Un nouveau régime qui devient la norme

Le nouveau régime devrait donc rapidement devenir la norme. Zurich, par exemple, l'a déjà mis en œuvre, comme le confirme le canton sur demande: les conversions et le facteur de correction y sont soumis à approbation avec effet immédiat.

Une catastrophe se profile donc pour les fournisseurs de téléphonie mobile. Rebekka Meier, présidente de l'association «Protection contre les radiations», s'attend à une vague massive d'objections. Les fournisseurs ne peuvent s'en prendre qu'à eux-mêmes, selon l'opposante: «Ils ont manifestement pensé, tout comme la Confédération, qu'ils pouvaient introduire la 5G sans demander l'avis des habitants.»
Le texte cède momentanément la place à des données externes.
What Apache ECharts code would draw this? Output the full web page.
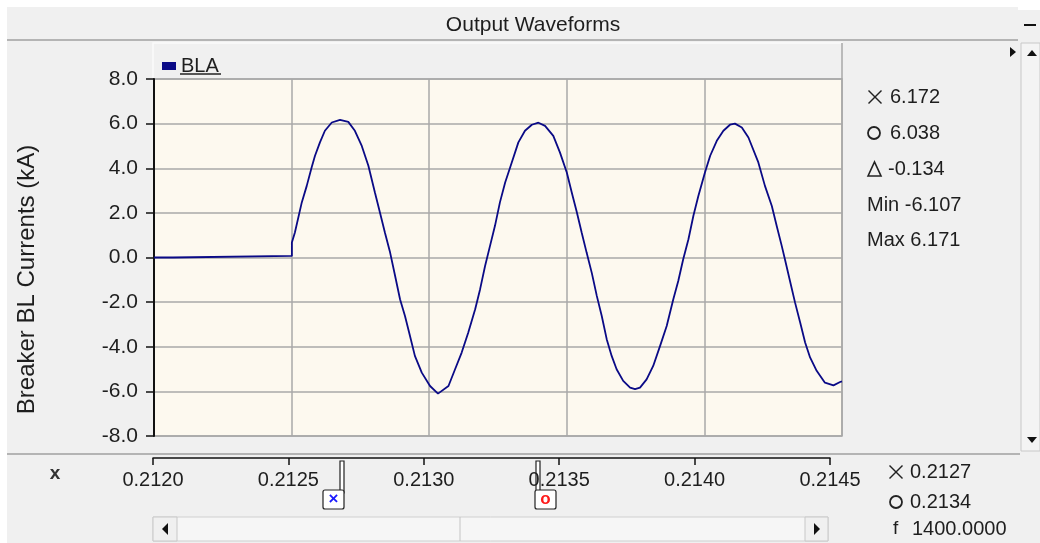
<!DOCTYPE html>
<html>
<head>
<meta charset="utf-8">
<title>Output Waveforms</title>
<script src="https://cdn.jsdelivr.net/npm/echarts@6/dist/echarts.min.js"></script>
<style>
  html, body { margin: 0; padding: 0; background: #fff; }
  .frame { position: absolute; left: 7px; top: 7px; width: 1033px; height: 536px; background: #f0f0f0; }
  #chart { position: absolute; left: 0; top: 0; width: 1040px; height: 543px; }
</style>
</head>
<body>
<div class="frame"></div>
<div id="chart"></div>
<script>
// breaker current BLA, time in s, current in kA
const times = [
  0.212000, 0.212069, 0.212069, 0.212501, 0.212501, 0.212512, 0.212537, 0.212555, 0.212573, 0.212585,
  0.212603, 0.212621, 0.212646, 0.212676, 0.212706, 0.212730, 0.212755, 0.212779, 0.212803, 0.212821,
  0.212839, 0.212858, 0.212876, 0.212894, 0.212912, 0.212930, 0.212948, 0.212973, 0.213003, 0.213032,
  0.213070, 0.213094, 0.213118, 0.213142, 0.213167, 0.213185, 0.213203, 0.213221, 0.213239, 0.213257,
  0.213276, 0.213300, 0.213324, 0.213348, 0.213373, 0.213397, 0.213421, 0.213451, 0.213475, 0.213500,
  0.213518, 0.213536, 0.213554, 0.213572, 0.213591, 0.213609, 0.213627, 0.213645, 0.213663, 0.213681,
  0.213705, 0.213730, 0.213748, 0.213766, 0.213790, 0.213814, 0.213839, 0.213863, 0.213887, 0.213905,
  0.213923, 0.213942, 0.213960, 0.213978, 0.214002, 0.214021, 0.214045, 0.214069, 0.214093, 0.214111,
  0.214136, 0.214160, 0.214196, 0.214220, 0.214245, 0.214263, 0.214281, 0.214293, 0.214311, 0.214329,
  0.214348, 0.214366, 0.214384, 0.214408, 0.214438, 0.214469, 0.214493, 0.214500
];
const current = [
  0.00, 0.00, 0.07, 0.07, 0.67, 1.12, 2.47, 3.21, 4.04, 4.56,
  5.16, 5.68, 6.05, 6.17, 6.08, 5.68, 5.00, 4.11, 2.90, 2.02,
  1.12, 0.22, -0.82, -1.87, -2.62, -3.51, -4.41, -5.16, -5.76, -6.10,
  -5.76, -5.01, -4.26, -3.36, -2.32, -1.42, -0.38, 0.52, 1.42, 2.47,
  3.36, 4.26, 5.16, 5.68, 5.95, 6.04, 5.90, 5.45, 4.71, 3.81,
  2.91, 2.05, 1.12, 0.22, -0.70, -1.72, -2.62, -3.66, -4.41, -5.01,
  -5.53, -5.83, -5.90, -5.83, -5.46, -4.86, -3.96, -3.07, -1.87, -1.05,
  -0.08, 0.82, 1.87, 2.76, 3.81, 4.56, 5.23, 5.68, 5.95, 6.00,
  5.83, 5.38, 4.26, 3.21, 2.31, 1.40, 0.52, -0.10, -1.05, -2.00,
  -2.91, -3.81, -4.48, -5.08, -5.61, -5.73, -5.58, -5.55
];

const cursorTimes = [0.212686, 0.2134];
const cursorColors = ['#1a1aff', '#ff1a1a'];
const cursorGlyphs = ['×', 'o'];

// readouts: cursor 1, cursor 2, delta, then min / max
const yReadValues = ['6.172', '6.038', '-0.134'];
const yStats = ['Min -6.107', 'Max 6.171'];
const xReadValues = ['0.2127', '0.2134'];
const freqText = '1400.0000';

const xMin = 0.212, xMax = 0.2145, xStep = 0.0005;
const yMin = -8, yMax = 8, yStep = 2;

const FONT = 'Liberation Sans';
const TXT = '#1e1e1e';

const chart = echarts.init(document.getElementById('chart'));

const option = {
  animation: false,
  textStyle: { fontFamily: FONT },
  title: {
    text: 'Output Waveforms',
    left: 528, top: 10, textAlign: 'center',
    textStyle: { fontFamily: FONT, fontSize: 21, fontWeight: 'normal', color: TXT }
  },
  legend: {
    left: 157, top: 51,
    icon: 'rect', itemWidth: 14, itemHeight: 8, itemGap: 8,
    textStyle: { fontFamily: FONT, fontSize: 20, color: TXT },
    data: ['BLA']
  },
  grid: [
    { left: 154, top: 79, width: 688, height: 357, show: true, backgroundColor: '#fdf9ef', borderColor: '#a6a6a6', borderWidth: 1.5 },
    { left: 153, top: 457, width: 677, height: 1 }
  ],
  xAxis: [
    {
      type: 'value', gridIndex: 0, min: xMin, max: xMax, interval: xStep,
      axisLine: { show: false }, axisTick: { show: false }, axisLabel: { show: false },
      splitLine: { show: true, lineStyle: { color: '#a8a8a8', width: 1.5 } }
    },
    {
      type: 'value', gridIndex: 1, min: xMin, max: xMax, interval: xStep,
      axisLine: { show: true, onZero: false, lineStyle: { color: '#111', width: 1.5 } },
      axisTick: { show: true, length: 7, lineStyle: { color: '#111', width: 1.5 } },
      axisLabel: { fontFamily: FONT, fontSize: 20, color: TXT, margin: 12, formatter: v => v.toFixed(4) },
      splitLine: { show: false }
    }
  ],
  yAxis: [
    {
      type: 'value', gridIndex: 0, min: yMin, max: yMax, interval: yStep,
      name: 'Breaker BL Currents (kA)', nameLocation: 'middle', nameGap: 115,
      nameTextStyle: { fontFamily: FONT, fontSize: 24, color: TXT, padding: [0, 44, 0, 0] },
      axisLine: { show: true, onZero: false, lineStyle: { color: '#111', width: 2 } },
      axisTick: { show: true, length: 8, lineStyle: { color: '#111', width: 1.5 } },
      axisLabel: { fontFamily: FONT, fontSize: 21, color: TXT, margin: 16, formatter: v => v.toFixed(1) },
      splitLine: { show: true, lineStyle: { color: '#a8a8a8', width: 1.5 } }
    },
    { type: 'value', gridIndex: 1, show: false }
  ],
  series: [{
    name: 'BLA',
    type: 'line',
    xAxisIndex: 0, yAxisIndex: 0,
    data: times.map((t, i) => [t, current[i]]),
    showSymbol: false,
    color: '#0a0a86',
    lineStyle: { color: '#0a0a86', width: 1.8 },
    markLine: {
      silent: true, symbol: 'none', label: { show: false },
      data: cursorTimes.map((t, i) => ({
        xAxis: t,
        lineStyle: { color: cursorColors[i], type: [6, 5], width: 1.5 }
      }))
    }
  }]
};
chart.setOption(option);

function crossMark(cx, cy, r) {
  return [
    { type: 'line', shape: { x1: cx - r, y1: cy - r, x2: cx + r, y2: cy + r }, style: { stroke: '#222', lineWidth: 1.4 } },
    { type: 'line', shape: { x1: cx - r, y1: cy + r, x2: cx + r, y2: cy - r }, style: { stroke: '#222', lineWidth: 1.4 } }
  ];
}
function ringMark(cx, cy, r) {
  return { type: 'circle', shape: { cx: cx, cy: cy, r: r }, style: { fill: 'none', stroke: '#222', lineWidth: 1.8 } };
}
function txt(x, y, s, extra) {
  return { type: 'text', style: Object.assign({ x: x, y: y, text: s, fontFamily: FONT, fontSize: 20, fill: TXT, verticalAlign: 'middle' }, extra || {}) };
}

// window chrome + cursor handles, placed from the axis scale
function buildGraphic() {
  let g = [];
  // separators
  g.push({ type: 'line', shape: { x1: 7, y1: 40, x2: 1018, y2: 40 }, style: { stroke: '#b4b4b4', lineWidth: 2 } });
  g.push({ type: 'line', shape: { x1: 7, y1: 454, x2: 1020, y2: 454 }, style: { stroke: '#b4b4b4', lineWidth: 2 } });
  // legend strip
  g.push({ type: 'rect', z: -1, shape: { x: 153, y: 43, width: 689, height: 36 }, style: { fill: '#f0f0f0', stroke: '#fafafa', lineWidth: 1.5 } });
  g.push({ type: 'line', shape: { x1: 842, y1: 43, x2: 842, y2: 79 }, style: { stroke: '#a6a6a6', lineWidth: 1.5 } });
  g.push({ type: 'line', shape: { x1: 180, y1: 74, x2: 221, y2: 74 }, style: { stroke: '#222', lineWidth: 1.5 } });
  // top-right controls
  g.push({ type: 'rect', shape: { x: 1018, y: 0, width: 22, height: 10 }, style: { fill: '#fff' } });
  g.push({ type: 'line', shape: { x1: 1024, y1: 25, x2: 1036, y2: 25 }, style: { stroke: '#111', lineWidth: 2 } });
  g.push({ type: 'polygon', shape: { points: [[1010, 47], [1016, 52], [1010, 57]] }, style: { fill: '#111' } });
  // vertical scrollbar
  g.push({ type: 'rect', shape: { x: 1021, y: 43, width: 19, height: 408 }, style: { fill: '#f4f4f4', stroke: '#c8c8c8', lineWidth: 1 } });
  g.push({ type: 'polygon', shape: { points: [[1027, 56], [1032, 50], [1037, 56]] }, style: { fill: '#111' } });
  g.push({ type: 'polygon', shape: { points: [[1027, 437], [1032, 443], [1037, 437]] }, style: { fill: '#111' } });
  // horizontal scrollbar
  g.push({ type: 'rect', shape: { x: 153, y: 517, width: 675, height: 24 }, style: { fill: '#f6f6f6', stroke: '#d0d0d0', lineWidth: 1 } });
  g.push({ type: 'rect', shape: { x: 153, y: 517, width: 24, height: 24 }, style: { fill: '#f0f0f0', stroke: '#c8c8c8', lineWidth: 1 } });
  g.push({ type: 'rect', shape: { x: 805, y: 517, width: 23, height: 24 }, style: { fill: '#f0f0f0', stroke: '#c8c8c8', lineWidth: 1 } });
  g.push({ type: 'line', shape: { x1: 460, y1: 517, x2: 460, y2: 541 }, style: { stroke: '#c4c4c4', lineWidth: 1 } });
  g.push({ type: 'polygon', shape: { points: [[168, 523], [162, 529], [168, 535]] }, style: { fill: '#111' } });
  g.push({ type: 'polygon', shape: { points: [[814, 523], [820, 529], [814, 535]] }, style: { fill: '#111' } });
  // x label
  g.push(txt(55, 474, 'x', { fontSize: 19, fontWeight: 'bold', fill: '#333', align: 'center' }));
  // y readouts
  const ry = [97, 133, 169, 205, 240];
  g = g.concat(crossMark(875, ry[0], 6.5));
  g.push(ringMark(874, ry[1], 6));
  g.push({ type: 'polygon', shape: { points: [[868, ry[2] + 7], [874.5, ry[2] - 7], [881, ry[2] + 7]] }, style: { fill: 'none', stroke: '#222', lineWidth: 1.6 } });
  yReadValues.forEach((s, i) => g.push(txt(i === 2 ? 888 : 890, ry[i], s)));
  yStats.forEach((s, i) => g.push(txt(867, ry[3 + i], s)));
  // x readouts
  const rx = [472, 502, 529];
  g = g.concat(crossMark(896, rx[0], 6.5));
  g.push(ringMark(896, rx[1], 6));
  xReadValues.forEach((s, i) => g.push(txt(910, rx[i], s)));
  g.push(txt(893, rx[2], 'f', { fontSize: 19 }));
  g.push(txt(912, rx[2], freqText));
  // cursor handles under the time axis
  cursorTimes.forEach((t, i) => {
    const px = Math.round(chart.convertToPixel({ xAxisIndex: 0 }, t));
    const left = i === 0;
    const bx = left ? px - 20 : px - 4;
    g.push({ type: 'rect', shape: { x: px - 3, y: 461, width: 4, height: 32 }, style: { fill: '#fff', stroke: '#222', lineWidth: 1.2 } });
    g.push({ type: 'rect', shape: { x: bx, y: 490, width: 21, height: 19, r: 2 }, style: { fill: '#fff', stroke: '#222', lineWidth: 1.2 } });
    g.push(txt(bx + 10.5, 499.5, cursorGlyphs[i], { fontSize: 17, fontWeight: 'bold', fill: cursorColors[i], align: 'center' }));
  });
  return g;
}
chart.setOption({ graphic: buildGraphic() });
</script>
</body>
</html>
Anita Schälin estime quant à elle que de nombreux projets déjà passés sous silence se retrouveront bientôt devant le juge: «Dès que la conversion à la 5G et le facteur de correction seront soumis à approbation, il y aura une grêle de requêtes juridiques et d'accusations!»

La 5G risque de s'effondrer

La 5G serait ainsi sur le point de s'effondrer. La modernisation des réseaux est déjà fortement retardée, estime à cet égard l'association suisse des télécommunications Asut: «Si l'introduction de la 5G est encore temporisée, la menace d'une détérioration importante de la couverture mobile plane sur nous.»

Mais Jean-François Steiert n'est pas d'accord: «Le projet 5G est encore possible. Mais une nouvelle technologie ne doit pas être introduite en catimini. C'est pourquoi les procédures avec possibilité de s'opposer aux revalorisations ou au facteur de correction sont importantes pour les cantons.»